A statement released by the Tbilisi-based Human Rights Education and Monitoring Centre (EMC) said that the goal of Kapanadze’s removal was unclear and that ‘it creates concern that this initiative is connected to the tense political reality, harsh pre-election context, and to the interest of revising the editorial policy of the television station’.

Another statement, issued by a group of rights organisations including the Open Society Foundation, the Georgian Young Lawyers Association, and The Georgian Charter of Journalistic Ethics, said that their assessment of the request for Kapanadze’s removal was ‘sharply negative’.

‘When discussing the impeachment of the director, the damage that will be inflicted on the democratic development of the country and freedom of the media should be carefully considered. We hope that the other members of the board will use common sense and protect the editorial independence of the channel’, the statement said.

Six political parties including the UNM and European Georgia also made a joint statement criticising the government for having an interest in Kapanadze’s removal.

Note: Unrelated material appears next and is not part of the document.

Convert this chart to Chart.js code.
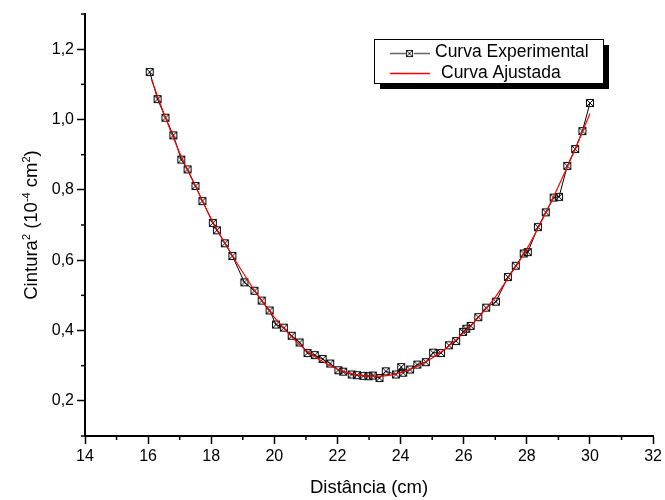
<!DOCTYPE html>
<html><head><meta charset="utf-8">
<script src="https://cdn.jsdelivr.net/npm/chart.js@4/dist/chart.umd.min.js"></script>
<style>html,body{margin:0;padding:0;background:#fff;}#wrap{width:665px;height:500px;position:relative;}</style>
</head><body><div id="wrap"><canvas id="c" width="665" height="500"></canvas></div>
<script>
// Experimental points
const distancia = [16.05,16.3,16.55,16.8,17.05,17.25,17.5,17.72,18.05,18.18,18.43,18.67,19.05,19.37,19.6,19.85,20.05,20.3,20.55,20.8,21.05,21.28,21.53,21.77,22.03,22.18,22.45,22.62,22.82,22.98,23.12,23.33,23.53,23.85,24.02,24.08,24.3,24.53,24.8,25.03,25.28,25.53,25.76,25.98,26.08,26.22,26.46,26.71,27.02,27.4,27.65,27.9,28.03,28.35,28.6,28.85,29.02,29.28,29.53,29.76,30.0];
const cintura2 = [1.135,1.058,1.005,0.955,0.886,0.858,0.811,0.768,0.706,0.685,0.648,0.612,0.537,0.513,0.485,0.457,0.417,0.408,0.385,0.366,0.336,0.330,0.319,0.306,0.287,0.283,0.275,0.273,0.271,0.270,0.272,0.265,0.284,0.275,0.296,0.280,0.289,0.303,0.310,0.337,0.336,0.358,0.370,0.396,0.405,0.413,0.438,0.465,0.482,0.552,0.584,0.619,0.623,0.694,0.736,0.778,0.780,0.868,0.916,0.967,1.047];
// Fitted curve
const ajusteX = [16.1,16.5,17,17.5,18,18.5,19,19.5,20,20.5,21,21.5,22,22.5,23,23.5,24,24.5,25,25.5,26,26.5,27,27.5,28,28.5,29,29.5,30];
const ajusteY = [1.115,1.017,0.905,0.81,0.717,0.638,0.565,0.497,0.437,0.386,0.344,0.313,0.29,0.276,0.27,0.271,0.28,0.297,0.322,0.354,0.394,0.441,0.495,0.562,0.632,0.717,0.81,0.91,1.017];
// Tick labels
const xTickLabels = ['14','16','18','20','22','24','26','28','30','32'];
const yTickLabels = ['0,2','0,4','0,6','0,8','1,0','1,2'];
const seriesNames = ['Curva Experimental','Curva Ajustada'];

const FONT = '"Liberation Sans", Arial, sans-serif';

const mk = document.createElement('canvas'); mk.width = 10; mk.height = 10;
(function(){
  const g = mk.getContext('2d');
  g.lineWidth = 1;
  g.strokeStyle = '#888';
  g.beginPath(); g.arc(5,5,3.8,0,Math.PI*2); g.stroke();
  g.strokeStyle = '#111';
  g.strokeRect(1.5,1.5,7,7);
  g.beginPath(); g.moveTo(1.5,1.5); g.lineTo(8.5,8.5); g.moveTo(8.5,1.5); g.lineTo(1.5,8.5); g.stroke();
})();

const minorTicks = {
  id: 'minorTicks',
  afterDraw(chart) {
    const ctx = chart.ctx, ca = chart.chartArea;
    ctx.save(); ctx.strokeStyle = '#000'; ctx.lineWidth = 1.5;
    const xs = chart.scales.x, ys = chart.scales.y;
    xs.ticks.forEach((t, i) => {
      if (Math.round(t.value) % 2 !== 0) {
        const p = xs.getPixelForTick(i);
        ctx.beginPath(); ctx.moveTo(p, ca.bottom); ctx.lineTo(p, ca.bottom + 4); ctx.stroke();
      }
    });
    ys.ticks.forEach((t, i) => {
      if (Math.round(t.value * 10) % 2 !== 0) {
        const p = ys.getPixelForTick(i);
        ctx.beginPath(); ctx.moveTo(ca.left, p); ctx.lineTo(ca.left - 4, p); ctx.stroke();
      }
    });
    ctx.restore();
  }
};

const yTitle = {
  id: 'yTitle',
  afterDraw(chart) {
    const ctx = chart.ctx, ca = chart.chartArea;
    const big = '18.5px ' + FONT, small = '11px ' + FONT;
    const parts = [['Cintura', big, 0], ['2', small, -7], [' (10', big, 0], ['-4', small, -7], [' cm', big, 0], ['2', small, -7], [')', big, 0]];
    ctx.save();
    let w = 0;
    parts.forEach(p => { ctx.font = p[1]; w += ctx.measureText(p[0]).width; });
    ctx.translate(30, (ca.top + ca.bottom) / 2);
    ctx.rotate(-Math.PI / 2);
    ctx.fillStyle = '#000'; ctx.textBaseline = 'alphabetic'; ctx.textAlign = 'left';
    let x = -w / 2;
    parts.forEach(p => { ctx.font = p[1]; ctx.fillText(p[0], x, 6.5 + p[2]); x += ctx.measureText(p[0]).width; });
    ctx.restore();
  }
};

const legendBox = {
  id: 'legendBox',
  afterDraw(chart) {
    const ctx = chart.ctx;
    const bx = 374, by = 39, bw = 229, bh = 44;
    ctx.save();
    ctx.fillStyle = '#000'; ctx.fillRect(bx + 6, by + 6, bw, bh);
    ctx.fillStyle = '#fff'; ctx.fillRect(bx, by, bw, bh);
    ctx.strokeStyle = '#000'; ctx.lineWidth = 1; ctx.strokeRect(bx + 0.5, by + 0.5, bw, bh);
    // entry 1
    ctx.lineWidth = 1.3;
    ctx.strokeStyle = '#666'; ctx.beginPath(); ctx.moveTo(390, 53.5); ctx.lineTo(430, 53.5); ctx.stroke();
    ctx.fillStyle = '#fff'; ctx.fillRect(406, 50, 8, 8);
    ctx.drawImage(mk, 405, 49, 9, 9);
    // entry 2
    ctx.strokeStyle = 'rgb(255,0,0)'; ctx.beginPath(); ctx.moveTo(390, 73.5); ctx.lineTo(430, 73.5); ctx.stroke();
    ctx.fillStyle = '#000'; ctx.font = '17.5px ' + FONT; ctx.textBaseline = 'middle'; ctx.textAlign = 'left';
    ctx.fillText(seriesNames[0], 435, 52);
    ctx.fillText(seriesNames[1], 441, 73);
    ctx.restore();
  }
};

new Chart(document.getElementById('c'), {
  type: 'scatter',
  data: {
    datasets: [
      {
        label: seriesNames[1],
        data: ajusteX.map((x, i) => ({x: x, y: ajusteY[i]})),
        showLine: true, borderColor: '#ff0000', borderWidth: 1.2, pointRadius: 0,
        cubicInterpolationMode: 'monotone', order: 0
      },
      {
        label: seriesNames[0],
        data: distancia.map((x, i) => ({x: x, y: cintura2[i]})),
        showLine: true, borderColor: '#000', borderWidth: 1,
        pointStyle: mk, pointRadius: 5, order: 1
      }
    ]
  },
  options: {
    responsive: false, animation: false, devicePixelRatio: 1,
    layout: {padding: {top: 14, right: 11, left: 0, bottom: 0}},
    plugins: {legend: {display: false}, tooltip: {enabled: false}},
    scales: {
      x: {
        type: 'linear', min: 14, max: 32,
        afterFit: s => { s.height = 64; },
        ticks: {
          stepSize: 1, autoSkip: false, maxRotation: 0, padding: 3,
          color: '#000', font: {family: FONT, size: 16},
          callback: v => (Math.round(v) % 2 === 0 ? xTickLabels[(Math.round(v) - 14) / 2] : '')
        },
        grid: {
          drawOnChartArea: false, drawTicks: true, tickLength: 8, tickWidth: 1.5,
          tickColor: c => (c.tick && Math.round(c.tick.value) % 2 === 0 ? '#000' : 'rgba(0,0,0,0)')
        },
        border: {display: true, color: '#000', width: 2},
        title: {display: true, text: 'Distância (cm)', color: '#000', font: {family: FONT, size: 18.5, lineHeight: 1}, padding: {top: 0, bottom: 3}}
      },
      y: {
        type: 'linear', min: 0.1, max: 1.3,
        afterFit: s => { s.width = 85; },
        ticks: {
          stepSize: 0.1, autoSkip: false, padding: 3,
          color: '#000', font: {family: FONT, size: 16},
          callback: v => { const k = Math.round(v * 10); return k % 2 === 0 ? yTickLabels[k / 2 - 1] : ''; }
        },
        grid: {
          drawOnChartArea: false, drawTicks: true, tickLength: 8, tickWidth: 1.5,
          tickColor: c => (c.tick && Math.round(c.tick.value * 10) % 2 === 0 ? '#000' : 'rgba(0,0,0,0)')
        },
        border: {display: true, color: '#000', width: 2},
        title: {display: false}
      }
    }
  },
  plugins: [minorTicks, yTitle, legendBox]
});
</script>
</body></html>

They called on the board not to let the government intervene in the channel’s affairs. They urged international organisations to closely follow the government’s ‘strike against free media’.

Amid allegations that the government was applying pressure for Kapanadze’s removal, Chkhartishvili said that he did not have to consult with any political party regarding his decisions as he did not feel he was accountable to Georgian Dream.

‘I was surprised to hear the comments of some of Adjara TV’s employees that the channel’s editorial policy was in danger. I don’t know why they think this way. I will fight till the end to protect its editorial independence’, Chkhartishvili said.

Kapanadze was elected as director of Adjara TV and Radio in October 2016. Following Georgia’s 2018 presidential elections, the OSCE/ODIHR monitoring mission published a report where it cited Adjara TV as ‘the only TV station that offered viewers a general comparison of contestant platforms’.